-- begin Raw data --
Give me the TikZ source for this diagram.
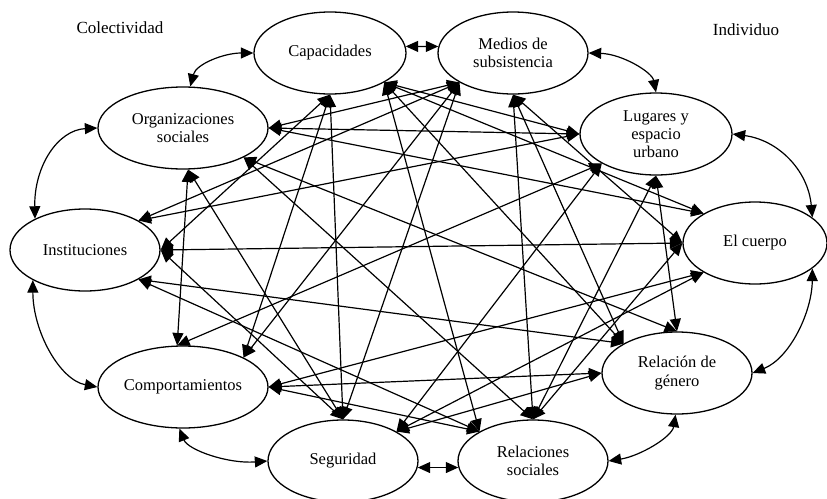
\documentclass[tikz,border=0pt]{standalone}
\usepackage{fontspec}
\setmainfont{Liberation Serif}
\usetikzlibrary{shapes.geometric,arrows.meta}
\begin{document}
\begin{tikzpicture}[x=1pt,y=-1pt,
  ell/.style={draw, ellipse, line width=1.3pt, inner sep=-25pt, minimum width=150pt, minimum height=82pt, align=center, font=\fontsize{16.5}{18.3}\selectfont},
  wide/.style={minimum width=170pt},
  lnk/.style={line width=1.2pt, {Triangle[length=12.5pt,width=11pt]}-{Triangle[length=12.5pt,width=11pt]}},
  lbl/.style={font=\fontsize{17}{20}\selectfont}]
\useasboundingbox (0,0) rectangle (827,498);
% nodes
\node[ell, minimum width=152pt] (C) at (330,53) {Capacidades};
\node[ell] (M) at (513,53) {Medios de\\subsistencia};
\node[ell, minimum width=152pt] (L) at (656,134) {Lugares y\\espacio\\urbano};
\node[ell, minimum width=144pt] (E) at (755,243) {El cuerpo};
\node[ell] (G) at (677,373) {Relación de\\género};
\node[ell] (R) at (533,461) {Relaciones\\sociales};
\node[ell] (S) at (343,461) {Seguridad};
\node[ell, wide] (P) at (183,387) {Comportamientos};
\node[ell] (I) at (85,250) {Instituciones};
\node[ell, wide] (O) at (183,128) {Organizaciones\\sociales};
\node[lbl] (colect) at (120,28) {Colectividad};
\node[lbl] (indiv) at (746,30) {Individuo};
% ring connections
\draw[lnk] (O.80) .. controls (196,64) and (224,53) .. (C.west);
\draw[lnk] (O.west) .. controls (58,130) and (34,166) .. (I.148);
\draw[lnk] (I.210) .. controls (33,332) and (60,380) .. (P.west);
\draw[lnk] (P.265) .. controls (188,450) and (228,464) .. (S.west);
\draw[lnk] (S.-5) -- (R.185);
\draw[lnk] (R.east) .. controls (640,456) and (672,437) .. (G.268);
\draw[lnk] (G.east) .. controls (790,358) and (812,312) .. (E.-24);
\draw[lnk] (E.24) .. controls (808,170) and (778,140) .. (L.east);
\draw[lnk] (L.north) .. controls (652,72) and (622,54) .. (M.east);
\draw[lnk] (C.5) -- (M.175);
% cross connections
\draw[lnk] (C.south) -- (S.north);
\draw[lnk] (C.south) -- (P.north east);
\draw[lnk] (C.south) -- (I.east);
\draw[lnk] (C.south east) -- (L.west);
\draw[lnk] (C.south east) -- (E.north west);
\draw[lnk] (C.south east) -- (G.north west);
\draw[lnk] (C.south east) -- (R.north west);
\draw[lnk] (M.south west) -- (S.north);
\draw[lnk] (M.south west) -- (P.north east);
\draw[lnk] (M.south west) -- (I.north east);
\draw[lnk] (M.south west) -- (O.east);
\draw[lnk] (M.south) -- (R.north);
\draw[lnk] (M.south) -- (G.north west);
\draw[lnk] (M.south) -- (E.west);
\draw[lnk] (L.west) -- (O.east);
\draw[lnk] (L.west) -- (I.north east);
\draw[lnk] (L.south west) -- (P.98);
\draw[lnk] (L.south west) -- (S.north east);
\draw[lnk] (L.south) -- (G.north);
\draw[lnk] (L.south) -- (R.north);
\draw[lnk] (E.north west) -- (O.east);
\draw[lnk] (E.west) -- (I.east);
\draw[lnk] (E.west) -- (R.north);
\draw[lnk] (E.south west) -- (P.east);
\draw[lnk] (E.south west) -- (S.north east);
\draw[lnk] (G.north) -- (O.south east);
\draw[lnk] (G.north west) -- (I.south east);
\draw[lnk] (G.west) -- (P.east);
\draw[lnk] (G.west) -- (S.north east);
\draw[lnk] (R.north) -- (O.south east);
\draw[lnk] (R.north west) -- (I.south east);
\draw[lnk] (R.north west) -- (P.east);
\draw[lnk] (S.north) -- (I.east);
\draw[lnk] (S.north) -- (O.-83);
\draw[lnk] (P.98) -- (O.-83);
\end{tikzpicture}
\end{document}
-- end Raw data --
:: Work required ::
Drop the images and repeat the data exactly.

:: Written solution ::
Give me the TikZ source for this diagram.
\documentclass[tikz,border=0pt]{standalone}
\usepackage{fontspec}
\setmainfont{Liberation Serif}
\usetikzlibrary{shapes.geometric,arrows.meta}
\begin{document}
\begin{tikzpicture}[x=1pt,y=-1pt,
  ell/.style={draw, ellipse, line width=1.3pt, inner sep=-25pt, minimum width=150pt, minimum height=82pt, align=center, font=\fontsize{16.5}{18.3}\selectfont},
  wide/.style={minimum width=170pt},
  lnk/.style={line width=1.2pt, {Triangle[length=12.5pt,width=11pt]}-{Triangle[length=12.5pt,width=11pt]}},
  lbl/.style={font=\fontsize{17}{20}\selectfont}]
\useasboundingbox (0,0) rectangle (827,498);
% nodes
\node[ell, minimum width=152pt] (C) at (330,53) {Capacidades};
\node[ell] (M) at (513,53) {Medios de\\subsistencia};
\node[ell, minimum width=152pt] (L) at (656,134) {Lugares y\\espacio\\urbano};
\node[ell, minimum width=144pt] (E) at (755,243) {El cuerpo};
\node[ell] (G) at (677,373) {Relación de\\género};
\node[ell] (R) at (533,461) {Relaciones\\sociales};
\node[ell] (S) at (343,461) {Seguridad};
\node[ell, wide] (P) at (183,387) {Comportamientos};
\node[ell] (I) at (85,250) {Instituciones};
\node[ell, wide] (O) at (183,128) {Organizaciones\\sociales};
\node[lbl] (colect) at (120,28) {Colectividad};
\node[lbl] (indiv) at (746,30) {Individuo};
% ring connections
\draw[lnk] (O.80) .. controls (196,64) and (224,53) .. (C.west);
\draw[lnk] (O.west) .. controls (58,130) and (34,166) .. (I.148);
\draw[lnk] (I.210) .. controls (33,332) and (60,380) .. (P.west);
\draw[lnk] (P.265) .. controls (188,450) and (228,464) .. (S.west);
\draw[lnk] (S.-5) -- (R.185);
\draw[lnk] (R.east) .. controls (640,456) and (672,437) .. (G.268);
\draw[lnk] (G.east) .. controls (790,358) and (812,312) .. (E.-24);
\draw[lnk] (E.24) .. controls (808,170) and (778,140) .. (L.east);
\draw[lnk] (L.north) .. controls (652,72) and (622,54) .. (M.east);
\draw[lnk] (C.5) -- (M.175);
% cross connections
\draw[lnk] (C.south) -- (S.north);
\draw[lnk] (C.south) -- (P.north east);
\draw[lnk] (C.south) -- (I.east);
\draw[lnk] (C.south east) -- (L.west);
\draw[lnk] (C.south east) -- (E.north west);
\draw[lnk] (C.south east) -- (G.north west);
\draw[lnk] (C.south east) -- (R.north west);
\draw[lnk] (M.south west) -- (S.north);
\draw[lnk] (M.south west) -- (P.north east);
\draw[lnk] (M.south west) -- (I.north east);
\draw[lnk] (M.south west) -- (O.east);
\draw[lnk] (M.south) -- (R.north);
\draw[lnk] (M.south) -- (G.north west);
\draw[lnk] (M.south) -- (E.west);
\draw[lnk] (L.west) -- (O.east);
\draw[lnk] (L.west) -- (I.north east);
\draw[lnk] (L.south west) -- (P.98);
\draw[lnk] (L.south west) -- (S.north east);
\draw[lnk] (L.south) -- (G.north);
\draw[lnk] (L.south) -- (R.north);
\draw[lnk] (E.north west) -- (O.east);
\draw[lnk] (E.west) -- (I.east);
\draw[lnk] (E.west) -- (R.north);
\draw[lnk] (E.south west) -- (P.east);
\draw[lnk] (E.south west) -- (S.north east);
\draw[lnk] (G.north) -- (O.south east);
\draw[lnk] (G.north west) -- (I.south east);
\draw[lnk] (G.west) -- (P.east);
\draw[lnk] (G.west) -- (S.north east);
\draw[lnk] (R.north) -- (O.south east);
\draw[lnk] (R.north west) -- (I.south east);
\draw[lnk] (R.north west) -- (P.east);
\draw[lnk] (S.north) -- (I.east);
\draw[lnk] (S.north) -- (O.-83);
\draw[lnk] (P.98) -- (O.-83);
\end{tikzpicture}
\end{document}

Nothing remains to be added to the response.